Phase Database Structure

The database is stored in a directory, dbName.phdb, which contains all the files associated with the database. The files and directories that are standard parts of the database are described in Table 1. You should not generally need to modify these files, but you may find it useful to examine them. In addition to these files, the database can contain subset files, named subset_phase.inp.

You should not create or store other databases inside the database directory, as this is likely to lead to job failure.

Table 1. Database files and directories

File or Directory

Description

database.sqlite

An SQLite database with tables that hold global information about the database:

dprop_name_table—Holds the name of the property used to detect and eliminate duplicates, s_phase_Unique_SMILES.

dprop_values_table—Holds mol_id and s_phase_Unique_SMILES for each database record.

props_table—Holds mol_id, title, num_confs, has_sites, plus all imported and computed properties for each database record. This table does not exist unless an "extract" job has been run, and it must be regenerated when changes to the database are made.

props_map_table—Mappings of the column names in props_table to the CT property names in the block database files stored in database_ligands/. This table always exists, but is empty if properties have not been extracted.

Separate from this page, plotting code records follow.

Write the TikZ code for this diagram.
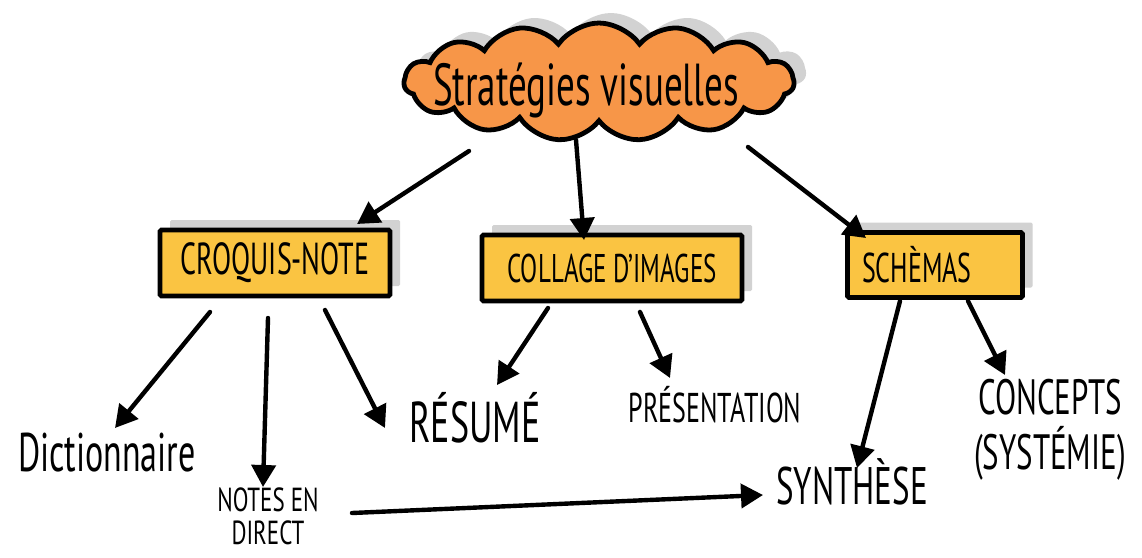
\documentclass[tikz,border=0pt]{standalone}
\usepackage{fontspec}
\setmainfont{PT Sans}
\usetikzlibrary{shapes.symbols,arrows.meta,calc}
\definecolor{orangec}{RGB}{247,150,72}
\definecolor{yellowc}{RGB}{250,196,66}
\definecolor{shadowc}{RGB}{210,210,210}
\newcommand{\hw}[1]{\scalebox{1}[1.6]{#1}}
\newcommand{\fs}[1]{\fontsize{#1}{#1}\selectfont}
\begin{document}
\begin{tikzpicture}[x=1pt,y=-1pt,
  cloudshape/.style={cloud, cloud puffs=15, cloud puff arc=110, aspect=3.3, minimum width=390pt, minimum height=118pt, inner sep=0pt},
  boxshape/.style={rectangle, minimum height=66pt, inner sep=0pt, rounded corners=1.5pt},
  boxline/.style={draw=black, line width=4.8pt, fill=yellowc},
  shade/.style={fill=shadowc, draw=none},
  lbl/.style={inner sep=0pt, text=black},
  arr/.style={line width=4.4pt, line cap=round, -{Triangle[length=22pt,width=24pt]}}
]
\useasboundingbox (0,0) rectangle (1142,557);
\fill[white] (0,0) rectangle (1142,557);

% cloud
\node[cloudshape, shade] (cloudsh) at (611,72) {};
\node[cloudshape, fill=orangec, draw=black, line width=4.8pt] (cloud) at (599,82) {};
\node[lbl, font=\fs{37}] (title) at (586,90) {\hw{Stratégies visuelles}};

% boxes
\node[boxshape, shade, minimum width=230pt] (croquissh) at (285,253) {};
\node[boxshape, boxline, minimum width=230pt, font=\fs{28}] (croquis) at (275,263) {\hw{CROQUIS-NOTE}};
\node[boxshape, shade, minimum width=260pt] (collagesh) at (622,258) {};
\node[boxshape, boxline, minimum width=260pt, font=\fs{25}] (collage) at (612,268) {\hw{COLLAGE D'IMAGES}};
\node[boxshape, shade, minimum width=175pt, minimum height=65pt] (schemassh) at (945,255) {};
\node[boxshape, boxline, minimum width=175pt, minimum height=65pt, text width=146pt, align=left, font=\fs{26}] (schemas) at (935,265) {\hw{SCHÈMAS}};

% labels
\node[lbl, font=\fs{34}] (dict) at (107,453) {\hw{Dictionnaire}};
\node[lbl, font=\fs{23}] (notes) at (268,521) {\scalebox{1}[1.45]{\begin{tabular}{@{}c@{}}NOTES EN\\[0pt]DIRECT\end{tabular}}};
\node[lbl, font=\fs{36}] (resume) at (475,418) {\hw{RÉSUMÉ}};
\node[lbl, font=\fs{26}] (presentation) at (715,405) {\hw{PRÉSENTATION}};
\node[lbl, font=\fs{33}] (synthese) at (852,482) {\hw{SYNTHÈSE}};
\node[lbl, font=\fs{31}, align=center] (concepts) at (1050,430) {\hw{CONCEPTS}\\[10pt]\hw{(SYSTÉMIE)}};

% arrows
\draw[arr] ($(cloud)+(-130,69)$) -- ($(croquis)+(82,-39)$);
\draw[arr] ($(cloud)+(-23,58)$) -- ($(collage)+(-28,-28)$);
\draw[arr] ($(cloud)+(149,65)$) -- ($(schemas)+(-69,-27)$);
\draw[arr] ($(croquis)+(-65,49)$) -- ($(dict)+(8,-25)$);
\draw[arr] ($(croquis)+(-7,55)$) -- ($(notes)+(-5,-34)$);
\draw[arr] ($(croquis)+(50,47)$) -- ($(resume)+(-90,10)$);
\draw[arr] ($(collage)+(-64,40)$) -- ($(resume)+(22,-33)$);
\draw[arr] ($(collage)+(28,44)$) -- ($(presentation)+(-45,-27)$);
\draw[arr] ($(schemas)+(-35,36)$) -- ($(synthese)+(5,-14)$);
\draw[arr] ($(schemas)+(33,36)$) -- ($(concepts)+(-45,-55)$);
\draw[arr] ($(notes)+(84,-8)$) -- ($(synthese)+(-89,13)$);
\end{tikzpicture}
\end{document}
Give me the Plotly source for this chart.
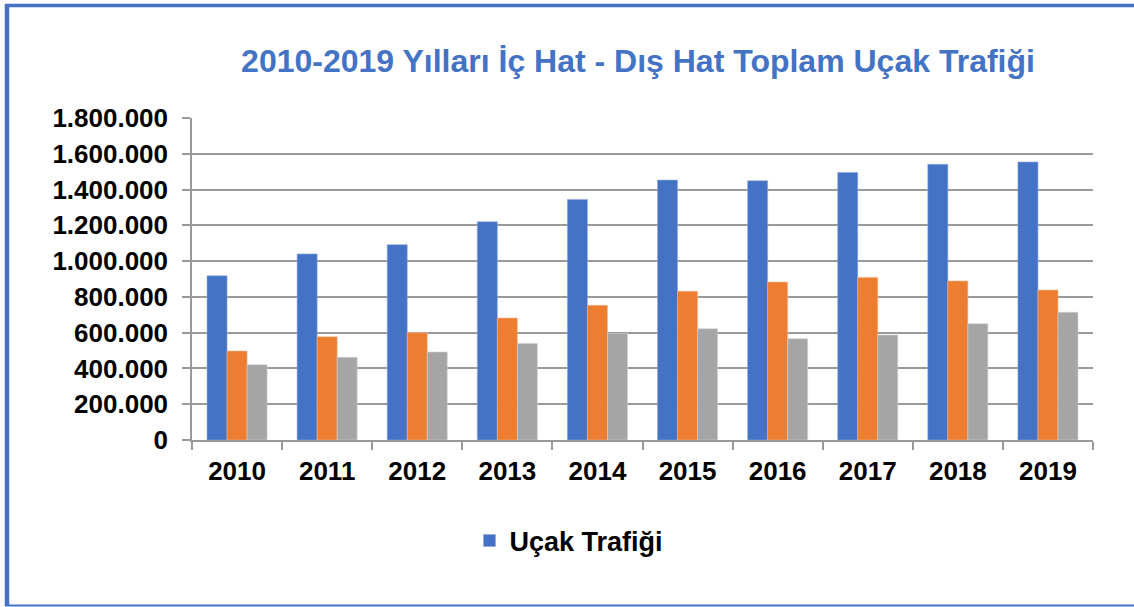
import plotly.graph_objects as go

years = ["2010", "2011", "2012", "2013", "2014", "2015", "2016", "2017", "2018", "2019"]
total_traffic = [918000, 1040000, 1092000, 1220000, 1345000, 1453000, 1449000, 1496000, 1541000, 1554000]
series_b = [497000, 577000, 600000, 682000, 753000, 831000, 883000, 909000, 889000, 838000]
series_c = [421000, 462000, 492000, 540000, 596000, 622000, 566000, 587000, 650000, 714000]

title_text = "2010-2019 Yılları İç Hat - Dış Hat Toplam Uçak Trafiği"
legend_name = "Uçak Trafiği"

W, H = 1134, 607
L, R, T, B = 192, 41, 118, 167
pw, ph = W - L - R, H - T - B

def px_x(p):
    return (p - L) / pw

def px_y(p):
    return (H - B - p) / ph

FONT = "Liberation Sans, Arial, sans-serif"
GRID = "#9a9a9a"

fig = go.Figure()
fig.add_trace(go.Bar(x=years, y=total_traffic, name=legend_name,
                     marker=dict(color="#4472C4", line=dict(color="#8eaadc", width=0.6))))
fig.add_trace(go.Bar(x=years, y=series_b, name="İç Hat", showlegend=False,
                     marker=dict(color="#ED7D31", line=dict(color="#f5b68c", width=0.6))))
fig.add_trace(go.Bar(x=years, y=series_c, name="Dış Hat", showlegend=False,
                     marker=dict(color="#A5A5A5", line=dict(color="#d2d2d2", width=0.6))))

fig.update_layout(
    width=W, height=H,
    margin=dict(l=L, r=R, t=T, b=B),
    paper_bgcolor="white", plot_bgcolor="white",
    separators=",.",
    barmode="group", bargap=1/3, bargroupgap=0,
    title=dict(text=title_text, x=638 / W, xref="container", xanchor="center",
               y=1 - 61 / H, yref="container", yanchor="middle",
               font=dict(family=FONT, size=32, color="#4472C4", weight="bold")),
    showlegend=True,
    legend=dict(orientation="h", x=px_x(569), xanchor="center", y=px_y(541), yanchor="middle",
                font=dict(family=FONT, size=27, color="black", weight="bold"),
                bgcolor="rgba(0,0,0,0)"),
    font=dict(family=FONT, color="black"),
)

fig.update_yaxes(range=[0, 1800000], dtick=200000, tickformat=",d",
                 showgrid=True, gridcolor=GRID, gridwidth=1.5,
                 showline=True, linecolor=GRID, linewidth=1.5,
                 ticks="outside", ticklen=8, tickcolor=GRID, tickwidth=1.5,
                 ticklabelstandoff=9, zeroline=False,
                 tickfont=dict(family=FONT, size=26, color="black", weight="bold"))
fig.update_xaxes(type="category", tickson="boundaries", showgrid=False,
                 showline=True, linecolor=GRID, linewidth=1.5,
                 ticks="outside", ticklen=8, tickcolor=GRID, tickwidth=1.5,
                 ticklabelstandoff=7,
                 tickfont=dict(family=FONT, size=26, color="black", weight="bold"))

# outer chart border (blue frame on top, left, bottom)
fig.add_shape(type="line", xref="paper", yref="paper", x0=px_x(5), x1=px_x(W + 5),
              y0=px_y(5.5), y1=px_y(5.5), line=dict(color="#4472C4", width=3.5))
fig.add_shape(type="line", xref="paper", yref="paper", x0=px_x(7), x1=px_x(7),
              y0=px_y(4), y1=px_y(606), line=dict(color="#4472C4", width=4.5))
fig.add_shape(type="line", xref="paper", yref="paper", x0=px_x(5), x1=px_x(W + 5),
              y0=px_y(605.5), y1=px_y(605.5), line=dict(color="#4472C4", width=2))

fig.write_html("out.html", config={"displayModeBar": False},
               post_script="document.body.style.margin='0';document.body.style.overflow='hidden';")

summary_table —Holds mol_id, title, num_confs, and has_sites for each database record. has_sites is 1 or 0, depending on whether or not sites are stored for a given record.

database_dbversion

Version file. Holds the Phase version number, the method of creation (always "CL"), and the storage format ("SQLite").

database_feature.ini

Feature definitions.

database_history.log

History of changes to the database, containing the date and the command issued.

database_info.log

Detailed information about changes to the database.

database_master_phase.inp

Master subset file.

database_props.csv

Copy of the data in props_table in CSV format. This file is only present if an extract job has been run.

database_props_map.csv

Copy of the mappings in props_map_table in CSV format. This file is only present if an extract job has been run with -map.

database_props_stats.csv

Statistics for the properties in props_table: count, min, max avg. count is the number of records for which the property exists. For string properties, avg is an empty value. This file is only present if an extract job has been run with -stats.

database_summary.csv

Copy of the data in summary_table in CSV format.

database_ligands

All block data is held under this directory. There is one SQLite file for each block of 5000 records, e.g., database_ligands/block_1/block_struct_1.sqlite. Structures, sites, CT-level properties, and 2D/3D indexes are stored in this file. When an extract job is run, the properties in these block files are extracted and written to the top-level file database.sqlite.

database_restart

This directory contains files that are required to restart a phase_database job. The files in this directory are updated as a job progresses. When the job and all of its subjobs finish normally, this directory is removed automatically.